Now, never let it be said that I think the outpouring of grief and emotion over this case is in any way wrong; a seemingly random victim, innocent of any crime against his attackers, has been viciously murdered in cold blood in a public, supposedly safe, place, and I cannot imagine what his family must be going through. I feel I should also say explicitly that nothing I say from hereon in is intended to insult the memory of Lee Rigby: may he rest in peace. However, I do think that the public outcry to the event has revealed something of a double standard in the public eye; when a Muslim is murdered by some white extremist nutter, then it’s a hate crime that we all consider gravely, but when a white guy gets murdered by a pair of Muslim nutters, then the entire country is wrapped up in a frenzy. I understand that it would be impractical (not to mention depressing) for us to get this wrapped up every time somebody is murdered, but treating each case differently based upon who kills who is simply not fair, at least on the families of the half-forgotten hate crime victims.
And then there are the accusations of terrorism. Now, I will be the first to admit that the line between terrorism and hate crime is, particularly in the modern age, a narrow one; both involve the killing of innocent people based, usually, on the fact that they violently disagree with a practice or philosophy ostensibly held by the victim. The difference is, ostensibly, that terrorism is a typically organised campaign that intends to strike terror into the hearts of the group or nation being targeted, in order to make them give in to their demands (which, historically, never works), whilst a hate crime is simply done out of anger or, in this case vengeance. Because the Woolwich Incident was a hate crime, nothing more or less, and was horrible for precisely that reason.

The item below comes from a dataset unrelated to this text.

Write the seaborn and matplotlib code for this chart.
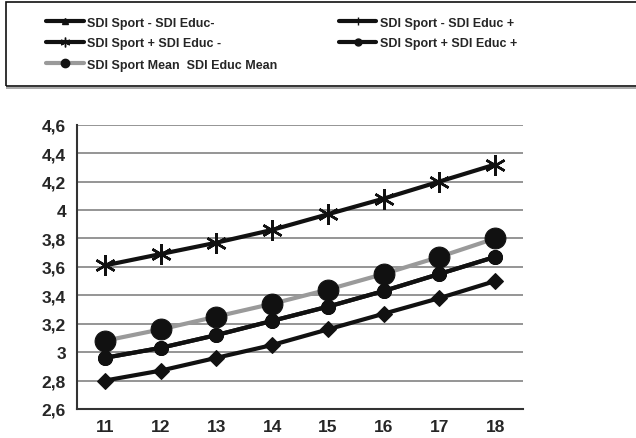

My point is that there is, frankly, only one reason that some quarters have dubbed this attack terrorism; because the perpetrators were two Muslims. Again, we find ourselves facing a double standard, the kind of discrimination that does not consciously register to the discriminators and is all the more harmful because of it. One of the biggest examples of this occurred as the story of the Anders Breivik incident broke; whilst news agencies were still unsure as to who the perpetrator was, one story went around that the attacker was a Muslim extremist. Immediately, several news organisations began reporting the incident as a terrorist attack, but as soon as it became widely known that the attacker was a white guy, the whole thing went back to being a ‘lone gunman’ story, one madman, a twisted political philosophy and a gun coming together in the most tragic of ways, as the case actually was. Again, we see evidence of this double standard, and this unintentional institutionalised racism.
A post like this doesn’t really have a natural ending beyond the idea that such a double standard is simply wrong; our society (well, most of it) prides itself on being accepting of all different cultures, and such attitudes run directly contrary to this. So, just to bring it all full circle, I shall end with this; rest in peace, Lee Rigby. May your soul find peace.